- **STATED PROBLEM**
In your copy, include every line of the listing below exactly but none of the pictures.

- **PROVIDED MATERIAL**
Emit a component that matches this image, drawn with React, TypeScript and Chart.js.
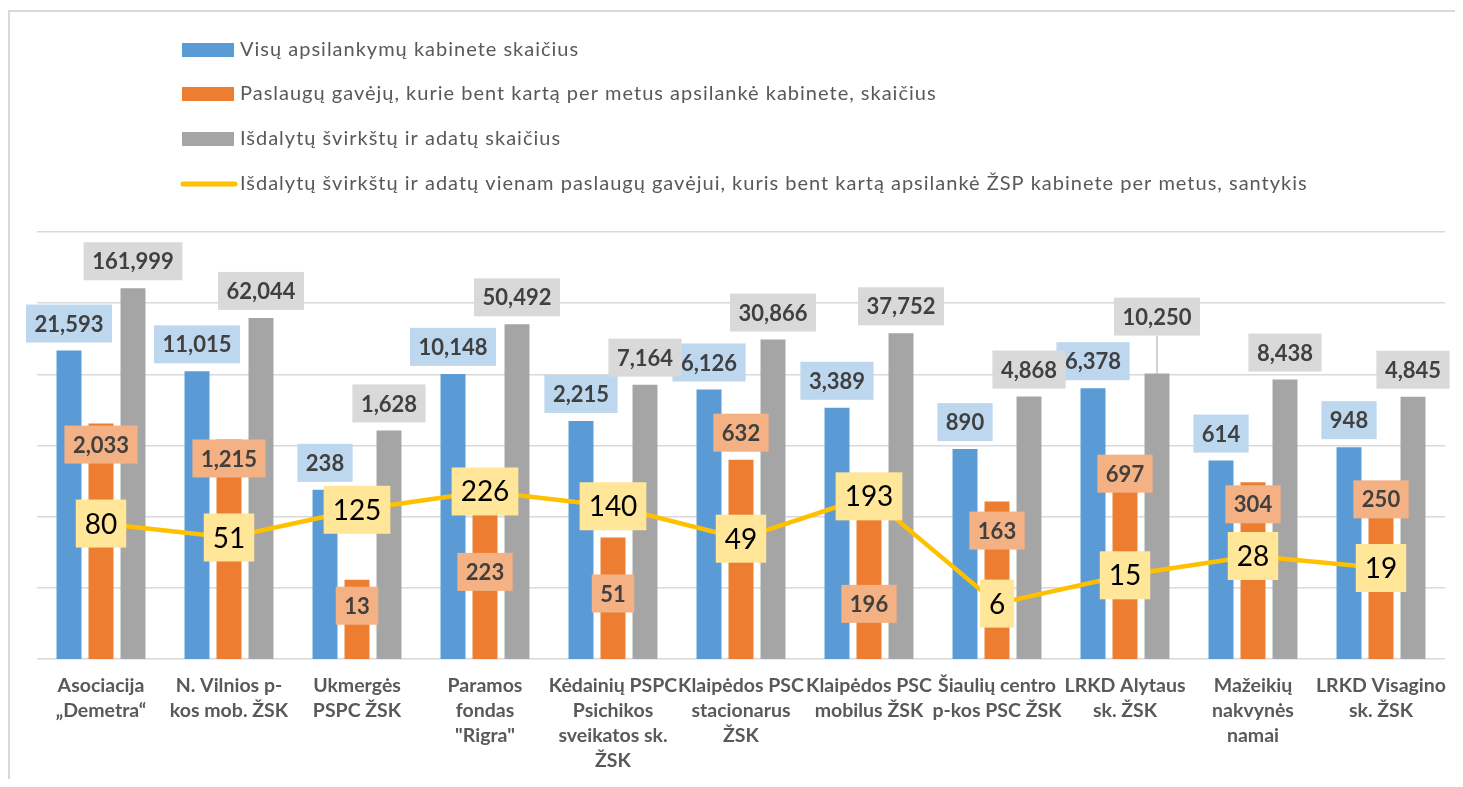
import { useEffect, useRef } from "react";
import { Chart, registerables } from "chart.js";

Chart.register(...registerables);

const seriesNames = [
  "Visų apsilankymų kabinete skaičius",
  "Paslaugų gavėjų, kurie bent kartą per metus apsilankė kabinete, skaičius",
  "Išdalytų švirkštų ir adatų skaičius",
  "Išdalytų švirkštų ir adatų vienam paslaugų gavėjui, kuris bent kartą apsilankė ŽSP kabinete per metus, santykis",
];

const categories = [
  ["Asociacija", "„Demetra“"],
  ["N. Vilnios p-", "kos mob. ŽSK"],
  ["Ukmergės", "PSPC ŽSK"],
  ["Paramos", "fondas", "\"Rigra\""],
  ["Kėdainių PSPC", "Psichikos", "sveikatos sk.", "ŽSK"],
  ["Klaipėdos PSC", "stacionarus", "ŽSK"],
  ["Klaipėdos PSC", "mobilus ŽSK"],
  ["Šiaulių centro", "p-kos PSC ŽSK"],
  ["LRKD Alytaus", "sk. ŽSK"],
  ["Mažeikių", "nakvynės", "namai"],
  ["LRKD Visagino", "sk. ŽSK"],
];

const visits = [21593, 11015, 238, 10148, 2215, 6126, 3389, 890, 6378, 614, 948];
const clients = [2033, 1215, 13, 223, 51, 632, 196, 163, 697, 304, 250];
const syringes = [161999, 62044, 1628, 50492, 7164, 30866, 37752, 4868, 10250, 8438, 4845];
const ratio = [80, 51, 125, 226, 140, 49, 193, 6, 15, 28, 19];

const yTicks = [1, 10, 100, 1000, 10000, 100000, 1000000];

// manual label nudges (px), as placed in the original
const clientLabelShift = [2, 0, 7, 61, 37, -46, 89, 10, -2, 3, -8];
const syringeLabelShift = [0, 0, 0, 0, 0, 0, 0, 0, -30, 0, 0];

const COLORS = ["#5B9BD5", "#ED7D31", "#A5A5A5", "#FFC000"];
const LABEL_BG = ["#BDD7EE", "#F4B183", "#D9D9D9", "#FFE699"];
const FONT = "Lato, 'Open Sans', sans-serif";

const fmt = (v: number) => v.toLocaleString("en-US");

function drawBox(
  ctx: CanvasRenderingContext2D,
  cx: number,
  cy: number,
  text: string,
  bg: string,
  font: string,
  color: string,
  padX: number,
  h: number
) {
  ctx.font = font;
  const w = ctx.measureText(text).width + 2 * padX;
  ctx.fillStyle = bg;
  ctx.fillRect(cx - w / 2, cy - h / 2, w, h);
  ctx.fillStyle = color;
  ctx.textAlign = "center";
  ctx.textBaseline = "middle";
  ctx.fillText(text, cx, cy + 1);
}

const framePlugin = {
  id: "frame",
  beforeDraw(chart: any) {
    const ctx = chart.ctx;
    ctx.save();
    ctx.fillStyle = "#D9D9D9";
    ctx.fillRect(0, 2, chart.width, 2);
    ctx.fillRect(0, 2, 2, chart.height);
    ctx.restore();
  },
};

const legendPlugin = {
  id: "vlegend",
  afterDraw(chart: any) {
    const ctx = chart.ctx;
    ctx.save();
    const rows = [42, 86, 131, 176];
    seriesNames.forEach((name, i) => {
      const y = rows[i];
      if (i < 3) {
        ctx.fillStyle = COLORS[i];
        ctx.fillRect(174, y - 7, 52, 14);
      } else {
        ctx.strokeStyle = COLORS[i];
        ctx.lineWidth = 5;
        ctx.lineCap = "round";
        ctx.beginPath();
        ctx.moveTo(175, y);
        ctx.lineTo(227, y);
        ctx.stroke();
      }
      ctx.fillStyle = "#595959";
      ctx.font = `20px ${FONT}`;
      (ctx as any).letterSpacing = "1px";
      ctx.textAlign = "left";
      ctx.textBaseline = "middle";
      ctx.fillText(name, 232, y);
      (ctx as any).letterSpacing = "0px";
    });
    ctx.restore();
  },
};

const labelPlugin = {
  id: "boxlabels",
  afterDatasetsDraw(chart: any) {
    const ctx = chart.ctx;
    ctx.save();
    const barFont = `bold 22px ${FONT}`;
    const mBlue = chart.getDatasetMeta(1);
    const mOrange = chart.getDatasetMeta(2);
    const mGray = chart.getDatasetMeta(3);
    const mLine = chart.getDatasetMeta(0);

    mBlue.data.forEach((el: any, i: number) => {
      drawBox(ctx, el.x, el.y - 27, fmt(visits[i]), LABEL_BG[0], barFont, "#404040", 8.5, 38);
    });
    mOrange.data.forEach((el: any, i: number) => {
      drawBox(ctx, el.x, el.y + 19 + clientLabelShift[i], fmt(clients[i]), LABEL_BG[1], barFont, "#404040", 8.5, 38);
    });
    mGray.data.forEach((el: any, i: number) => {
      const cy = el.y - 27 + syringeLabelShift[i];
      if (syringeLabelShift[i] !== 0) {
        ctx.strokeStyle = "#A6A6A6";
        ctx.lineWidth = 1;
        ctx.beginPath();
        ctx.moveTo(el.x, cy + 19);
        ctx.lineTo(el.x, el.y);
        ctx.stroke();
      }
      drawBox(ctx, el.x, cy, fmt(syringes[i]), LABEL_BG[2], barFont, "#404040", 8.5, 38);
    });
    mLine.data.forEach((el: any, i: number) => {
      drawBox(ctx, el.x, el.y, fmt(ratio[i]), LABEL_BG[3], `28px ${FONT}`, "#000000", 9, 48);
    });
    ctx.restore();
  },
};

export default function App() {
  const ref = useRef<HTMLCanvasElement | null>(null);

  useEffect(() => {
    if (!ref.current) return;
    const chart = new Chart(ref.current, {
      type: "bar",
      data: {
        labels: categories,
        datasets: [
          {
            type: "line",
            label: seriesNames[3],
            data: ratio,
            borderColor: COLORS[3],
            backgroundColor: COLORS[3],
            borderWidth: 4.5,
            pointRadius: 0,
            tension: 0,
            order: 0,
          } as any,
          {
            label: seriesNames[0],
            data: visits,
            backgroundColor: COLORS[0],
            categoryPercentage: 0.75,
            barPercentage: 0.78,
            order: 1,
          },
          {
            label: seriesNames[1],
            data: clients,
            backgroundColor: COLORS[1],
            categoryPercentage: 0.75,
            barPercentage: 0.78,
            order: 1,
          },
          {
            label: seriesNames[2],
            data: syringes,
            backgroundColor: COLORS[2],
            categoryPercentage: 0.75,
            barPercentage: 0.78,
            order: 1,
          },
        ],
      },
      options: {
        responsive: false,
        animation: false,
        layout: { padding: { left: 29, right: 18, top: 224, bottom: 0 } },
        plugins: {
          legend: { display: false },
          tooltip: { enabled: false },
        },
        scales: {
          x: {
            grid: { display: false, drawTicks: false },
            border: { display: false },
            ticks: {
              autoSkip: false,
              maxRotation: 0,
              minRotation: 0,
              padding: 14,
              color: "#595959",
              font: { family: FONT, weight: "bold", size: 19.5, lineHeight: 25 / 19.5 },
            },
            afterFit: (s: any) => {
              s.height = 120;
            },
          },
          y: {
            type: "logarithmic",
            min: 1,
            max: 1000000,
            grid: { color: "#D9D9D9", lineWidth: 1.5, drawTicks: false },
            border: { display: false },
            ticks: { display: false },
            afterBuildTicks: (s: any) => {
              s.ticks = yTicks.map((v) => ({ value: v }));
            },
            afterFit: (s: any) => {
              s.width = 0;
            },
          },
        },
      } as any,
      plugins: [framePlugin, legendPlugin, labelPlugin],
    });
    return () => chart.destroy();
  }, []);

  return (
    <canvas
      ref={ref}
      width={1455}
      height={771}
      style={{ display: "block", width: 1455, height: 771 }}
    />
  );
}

- **SOLUTION TO THE PROBLEM**
Emit a component that matches this image, drawn with React, TypeScript and Chart.js.
import { useEffect, useRef } from "react";
import { Chart, registerables } from "chart.js";

Chart.register(...registerables);

const seriesNames = [
  "Visų apsilankymų kabinete skaičius",
  "Paslaugų gavėjų, kurie bent kartą per metus apsilankė kabinete, skaičius",
  "Išdalytų švirkštų ir adatų skaičius",
  "Išdalytų švirkštų ir adatų vienam paslaugų gavėjui, kuris bent kartą apsilankė ŽSP kabinete per metus, santykis",
];

const categories = [
  ["Asociacija", "„Demetra“"],
  ["N. Vilnios p-", "kos mob. ŽSK"],
  ["Ukmergės", "PSPC ŽSK"],
  ["Paramos", "fondas", "\"Rigra\""],
  ["Kėdainių PSPC", "Psichikos", "sveikatos sk.", "ŽSK"],
  ["Klaipėdos PSC", "stacionarus", "ŽSK"],
  ["Klaipėdos PSC", "mobilus ŽSK"],
  ["Šiaulių centro", "p-kos PSC ŽSK"],
  ["LRKD Alytaus", "sk. ŽSK"],
  ["Mažeikių", "nakvynės", "namai"],
  ["LRKD Visagino", "sk. ŽSK"],
];

const visits = [21593, 11015, 238, 10148, 2215, 6126, 3389, 890, 6378, 614, 948];
const clients = [2033, 1215, 13, 223, 51, 632, 196, 163, 697, 304, 250];
const syringes = [161999, 62044, 1628, 50492, 7164, 30866, 37752, 4868, 10250, 8438, 4845];
const ratio = [80, 51, 125, 226, 140, 49, 193, 6, 15, 28, 19];

const yTicks = [1, 10, 100, 1000, 10000, 100000, 1000000];

// manual label nudges (px), as placed in the original
const clientLabelShift = [2, 0, 7, 61, 37, -46, 89, 10, -2, 3, -8];
const syringeLabelShift = [0, 0, 0, 0, 0, 0, 0, 0, -30, 0, 0];

const COLORS = ["#5B9BD5", "#ED7D31", "#A5A5A5", "#FFC000"];
const LABEL_BG = ["#BDD7EE", "#F4B183", "#D9D9D9", "#FFE699"];
const FONT = "Lato, 'Open Sans', sans-serif";

const fmt = (v: number) => v.toLocaleString("en-US");

function drawBox(
  ctx: CanvasRenderingContext2D,
  cx: number,
  cy: number,
  text: string,
  bg: string,
  font: string,
  color: string,
  padX: number,
  h: number
) {
  ctx.font = font;
  const w = ctx.measureText(text).width + 2 * padX;
  ctx.fillStyle = bg;
  ctx.fillRect(cx - w / 2, cy - h / 2, w, h);
  ctx.fillStyle = color;
  ctx.textAlign = "center";
  ctx.textBaseline = "middle";
  ctx.fillText(text, cx, cy + 1);
}

const framePlugin = {
  id: "frame",
  beforeDraw(chart: any) {
    const ctx = chart.ctx;
    ctx.save();
    ctx.fillStyle = "#D9D9D9";
    ctx.fillRect(0, 2, chart.width, 2);
    ctx.fillRect(0, 2, 2, chart.height);
    ctx.restore();
  },
};

const legendPlugin = {
  id: "vlegend",
  afterDraw(chart: any) {
    const ctx = chart.ctx;
    ctx.save();
    const rows = [42, 86, 131, 176];
    seriesNames.forEach((name, i) => {
      const y = rows[i];
      if (i < 3) {
        ctx.fillStyle = COLORS[i];
        ctx.fillRect(174, y - 7, 52, 14);
      } else {
        ctx.strokeStyle = COLORS[i];
        ctx.lineWidth = 5;
        ctx.lineCap = "round";
        ctx.beginPath();
        ctx.moveTo(175, y);
        ctx.lineTo(227, y);
        ctx.stroke();
      }
      ctx.fillStyle = "#595959";
      ctx.font = `20px ${FONT}`;
      (ctx as any).letterSpacing = "1px";
      ctx.textAlign = "left";
      ctx.textBaseline = "middle";
      ctx.fillText(name, 232, y);
      (ctx as any).letterSpacing = "0px";
    });
    ctx.restore();
  },
};

const labelPlugin = {
  id: "boxlabels",
  afterDatasetsDraw(chart: any) {
    const ctx = chart.ctx;
    ctx.save();
    const barFont = `bold 22px ${FONT}`;
    const mBlue = chart.getDatasetMeta(1);
    const mOrange = chart.getDatasetMeta(2);
    const mGray = chart.getDatasetMeta(3);
    const mLine = chart.getDatasetMeta(0);

    mBlue.data.forEach((el: any, i: number) => {
      drawBox(ctx, el.x, el.y - 27, fmt(visits[i]), LABEL_BG[0], barFont, "#404040", 8.5, 38);
    });
    mOrange.data.forEach((el: any, i: number) => {
      drawBox(ctx, el.x, el.y + 19 + clientLabelShift[i], fmt(clients[i]), LABEL_BG[1], barFont, "#404040", 8.5, 38);
    });
    mGray.data.forEach((el: any, i: number) => {
      const cy = el.y - 27 + syringeLabelShift[i];
      if (syringeLabelShift[i] !== 0) {
        ctx.strokeStyle = "#A6A6A6";
        ctx.lineWidth = 1;
        ctx.beginPath();
        ctx.moveTo(el.x, cy + 19);
        ctx.lineTo(el.x, el.y);
        ctx.stroke();
      }
      drawBox(ctx, el.x, cy, fmt(syringes[i]), LABEL_BG[2], barFont, "#404040", 8.5, 38);
    });
    mLine.data.forEach((el: any, i: number) => {
      drawBox(ctx, el.x, el.y, fmt(ratio[i]), LABEL_BG[3], `28px ${FONT}`, "#000000", 9, 48);
    });
    ctx.restore();
  },
};

export default function App() {
  const ref = useRef<HTMLCanvasElement | null>(null);

  useEffect(() => {
    if (!ref.current) return;
    const chart = new Chart(ref.current, {
      type: "bar",
      data: {
        labels: categories,
        datasets: [
          {
            type: "line",
            label: seriesNames[3],
            data: ratio,
            borderColor: COLORS[3],
            backgroundColor: COLORS[3],
            borderWidth: 4.5,
            pointRadius: 0,
            tension: 0,
            order: 0,
          } as any,
          {
            label: seriesNames[0],
            data: visits,
            backgroundColor: COLORS[0],
            categoryPercentage: 0.75,
            barPercentage: 0.78,
            order: 1,
          },
          {
            label: seriesNames[1],
            data: clients,
            backgroundColor: COLORS[1],
            categoryPercentage: 0.75,
            barPercentage: 0.78,
            order: 1,
          },
          {
            label: seriesNames[2],
            data: syringes,
            backgroundColor: COLORS[2],
            categoryPercentage: 0.75,
            barPercentage: 0.78,
            order: 1,
          },
        ],
      },
      options: {
        responsive: false,
        animation: false,
        layout: { padding: { left: 29, right: 18, top: 224, bottom: 0 } },
        plugins: {
          legend: { display: false },
          tooltip: { enabled: false },
        },
        scales: {
          x: {
            grid: { display: false, drawTicks: false },
            border: { display: false },
            ticks: {
              autoSkip: false,
              maxRotation: 0,
              minRotation: 0,
              padding: 14,
              color: "#595959",
              font: { family: FONT, weight: "bold", size: 19.5, lineHeight: 25 / 19.5 },
            },
            afterFit: (s: any) => {
              s.height = 120;
            },
          },
          y: {
            type: "logarithmic",
            min: 1,
            max: 1000000,
            grid: { color: "#D9D9D9", lineWidth: 1.5, drawTicks: false },
            border: { display: false },
            ticks: { display: false },
            afterBuildTicks: (s: any) => {
              s.ticks = yTicks.map((v) => ({ value: v }));
            },
            afterFit: (s: any) => {
              s.width = 0;
            },
          },
        },
      } as any,
      plugins: [framePlugin, legendPlugin, labelPlugin],
    });
    return () => chart.destroy();
  }, []);

  return (
    <canvas
      ref={ref}
      width={1455}
      height={771}
      style={{ display: "block", width: 1455, height: 771 }}
    />
  );
}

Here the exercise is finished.